People are waiting longer to get married and having sex earlier in life. A University of Missouri researcher says this creates a space in people’s twenties where they are engaging in a relatively new behavior that she’s calling “staying over.”

“Staying-over” is a pattern couples start fairly early in their relationships, says University of Missouri doctoral candidate Tyler Jamison. She says this kind of behavior didn’t exist fifty years ago. She heard from several couples on college campuses that they were routinely staying over at a partner’s house three or more times a week.

She studied 22 people ages 18 to 27. She said the reasons these people were setting up this routine were mostly convenience and interpersonal: this way the couples could spend time together without having to go out. But also, this gave couples a lot of control over how much time they spent together. She says they could spend some time together, sleep in the same bed, and get up and go about their separate lives the next day.

She says because people are looking for a serious relationship, but may not be ready to be married, staying over is a solution. She says most people have had sex by the time they are twenty, but the average age for marriage for women is 27 and for men is 28. She says that leaves a huge time for people wanting commitment and partnership, but maybe not marriage.  Many of her subjects said they didn’t know where they would be in a year, and didn’t want to make a commitment. Signing a lease and sharing living costs makes it more difficult for couples to break up.

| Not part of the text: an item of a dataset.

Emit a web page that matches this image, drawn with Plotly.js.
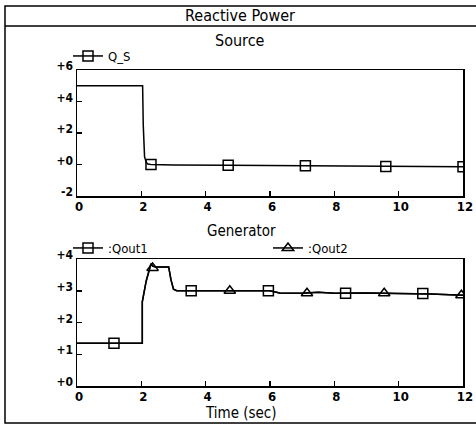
<!DOCTYPE html>
<html>
<head>
<meta charset="utf-8">
<script src="https://cdn.plot.ly/plotly-3.0.1.min.js"></script>
<style>
html,body{margin:0;padding:0;background:#fff;overflow:hidden;}
#chart{width:476px;height:426px;}
</style>
</head>
<body>
<div id="chart"></div>
<script>
// ---- data ----
var tSource = [0, 2.04, 2.06, 2.08, 2.1, 2.15, 2.2, 2.3, 3, 4.7, 6, 7.1, 8, 9.6, 11, 12];
var qS      = [5, 5, 2.5, 1.0, 0.5, 0.15, 0.03, 0, -0.03, -0.05, -0.06, -0.08, -0.1, -0.12, -0.14, -0.15];
var qSMarkT = [2.3, 4.7, 7.1, 9.6, 12];
var qSMarkV = [0, -0.05, -0.08, -0.12, -0.15];

var tGen  = [0, 2.03, 2.03, 2.1, 2.15, 2.3, 2.35, 2.45, 2.85, 2.92, 3.0, 3.1, 4, 5, 6, 6.3, 7, 7.5, 8, 9, 10, 11, 12];
var qout1 = [1.35, 1.35, 2.65, 3.0, 3.3, 3.85, 3.78, 3.75, 3.75, 3.35, 3.05, 3.0, 3.0, 3.0, 3.0, 2.93, 2.92, 2.95, 2.92, 2.93, 2.92, 2.9, 2.86];
var qout2 = [1.35, 1.35, 2.65, 3.0, 3.3, 3.85, 3.78, 3.75, 3.75, 3.35, 3.05, 3.0, 3.0, 3.0, 3.0, 2.93, 2.92, 2.95, 2.92, 2.93, 2.92, 2.9, 2.86];
var q1MarkT = [1.15, 3.55, 5.95, 8.35, 10.75];
var q1MarkV = [1.35, 3.0, 3.0, 2.92, 2.91];
var q2MarkT = [2.35, 4.75, 7.15, 9.55, 11.95];
var q2MarkV = [3.72, 3.0, 2.92, 2.92, 2.86];

var xTicks = [0, 2, 4, 6, 8, 10, 12];
var xTickText = ['0', '2', '4', '6', '8', '10', '12'];
var ySrcTicks = [-2, 0, 2, 4, 6];
var ySrcText = ['-2', '+0', '+2', '+4', '+6'];
var yGenTicks = [0, 1, 2, 3, 4];
var yGenText = ['+0', '+1', '+2', '+3', '+4'];

// ---- layout helpers ----
var W = 476, H = 426;
function px(x){ return x / W; }
function py(y){ return (H - y) / H; }
var FONT = '"Liberation Sans Narrow", "Arial Narrow", "DejaVu Sans Condensed", sans-serif';
var LW = 1.5;

var lineStyle = {color: '#000', width: LW};
var sq = {symbol: 'square-open', size: 10, color: '#000', line: {color: '#000', width: LW}};
var tri = {symbol: 'triangle-up-open', size: 10, color: '#000', line: {color: '#000', width: LW}};

var traces = [
  {x: tSource, y: qS, mode: 'lines', line: lineStyle, xaxis: 'x', yaxis: 'y', showlegend: false},
  {x: qSMarkT, y: qSMarkV, mode: 'markers', marker: sq, xaxis: 'x', yaxis: 'y', showlegend: false},
  {x: [null], y: [null], mode: 'lines+markers', line: lineStyle, marker: sq, name: 'Q_S', xaxis: 'x', yaxis: 'y', legend: 'legend'},

  {x: tGen, y: qout1, mode: 'lines', line: lineStyle, xaxis: 'x2', yaxis: 'y2', showlegend: false},
  {x: tGen, y: qout2, mode: 'lines', line: lineStyle, xaxis: 'x2', yaxis: 'y2', showlegend: false},
  {x: q1MarkT, y: q1MarkV, mode: 'markers', marker: sq, xaxis: 'x2', yaxis: 'y2', showlegend: false},
  {x: q2MarkT, y: q2MarkV, mode: 'markers', marker: tri, xaxis: 'x2', yaxis: 'y2', showlegend: false},
  {x: [null], y: [null], mode: 'lines+markers', line: lineStyle, marker: sq, name: ':Qout1', xaxis: 'x2', yaxis: 'y2', legend: 'legend2'},
  {x: [null], y: [null], mode: 'lines+markers', line: lineStyle, marker: tri, name: ':Qout2', xaxis: 'x2', yaxis: 'y2', legend: 'legend3'}
];

function xax(anchor){
  return {
    domain: [px(77), px(463)], anchor: anchor, range: [0, 12],
    tickvals: xTicks, ticktext: xTickText, ticks: 'inside', ticklen: 5, tickwidth: LW, tickcolor: '#000',
    showline: true, mirror: true, linecolor: '#000', linewidth: LW, showgrid: false, zeroline: false,
    tickfont: {family: FONT, size: 13, color: '#000', weight: 'bold'}, ticklabelstandoff: -2, ticklabelshift: 2, fixedrange: true
  };
}
function yax(anchor, d0, d1, r, tv, tt){
  return {
    domain: [py(d1), py(d0)], anchor: anchor, range: r,
    tickvals: tv, ticktext: tt, ticks: 'inside', ticklen: 5, tickwidth: LW, tickcolor: '#000',
    showline: true, mirror: true, linecolor: '#000', linewidth: LW, showgrid: false, zeroline: false,
    tickfont: {family: FONT, size: 12, color: '#000', weight: 'bold'}, ticklabelstandoff: 0, ticklabelshift: -4, fixedrange: true
  };
}

var legBase = {font: {family: FONT, size: 13, color: '#000'}, bgcolor: 'rgba(0,0,0,0)', borderwidth: 0,
  xanchor: 'left', yanchor: 'middle', orientation: 'h', itemwidth: 30, tracegroupgap: 0};

var layout = {
  width: W, height: H, margin: {l: 0, r: 0, t: 0, b: 0},
  paper_bgcolor: '#fff', plot_bgcolor: '#fff',
  title: {text: 'Reactive Power', font: {family: FONT, size: 16, color: '#000'}, x: px(240), xanchor: 'center', y: py(15), yanchor: 'middle', xref: 'paper', yref: 'paper'},
  xaxis: xax('y'), yaxis: yax('x', 70, 196, [-2, 6], ySrcTicks, ySrcText),
  xaxis2: xax('y2'), yaxis2: yax('x2', 259, 386, [0, 4], yGenTicks, yGenText),
  legend: Object.assign({}, legBase, {x: px(68), y: py(56)}),
  legend2: Object.assign({}, legBase, {x: px(68), y: py(248)}),
  legend3: Object.assign({}, legBase, {x: px(268), y: py(248)}),
  annotations: [
    {text: 'Source', xref: 'paper', yref: 'paper', x: px(240), y: py(41), showarrow: false, font: {family: FONT, size: 16, color: '#000'}, xanchor: 'center', yanchor: 'middle'},
    {text: 'Generator', xref: 'paper', yref: 'paper', x: px(241), y: py(231), showarrow: false, font: {family: FONT, size: 15, color: '#000'}, xanchor: 'center', yanchor: 'middle'},
    {text: 'Time (sec)', xref: 'paper', yref: 'paper', x: px(241), y: py(413), showarrow: false, font: {family: FONT, size: 15, color: '#000'}, xanchor: 'center', yanchor: 'middle'}
  ],
  shapes: [
    {type: 'rect', xref: 'paper', yref: 'paper', x0: px(5), x1: 1.2, y0: py(423), y1: py(6), line: {color: '#000', width: LW}, fillcolor: 'rgba(0,0,0,0)'},
    {type: 'line', xref: 'paper', yref: 'paper', x0: px(5), x1: 1.2, y0: py(26), y1: py(26), line: {color: '#000', width: LW}}
  ]
};

Plotly.newPlot('chart', traces, layout, {staticPlot: true, displayModeBar: false});
</script>
</body>
</html>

Many of these students who were in college said they didn’t know if they would follow their partner if he or she got a job in another state.

Jamison says some of the couples say they didn’t tell their parents they were staying over, and didn’t want to move in together so they didn’t have to admit their parents they were cohabitation. She says sometimes it was a “don’t ask, don’t tell” situation between parents and the twenty-somethings.

Jamison says she doesn’t think this will have a broad effect on national statistics on marriage or divorce. She did a study of only eleven couples in one area. She says this behavior probably occurs in pockets of society. She says she would like to do another follow-up study with those couples or couples like them to see how and if it effected their relationships.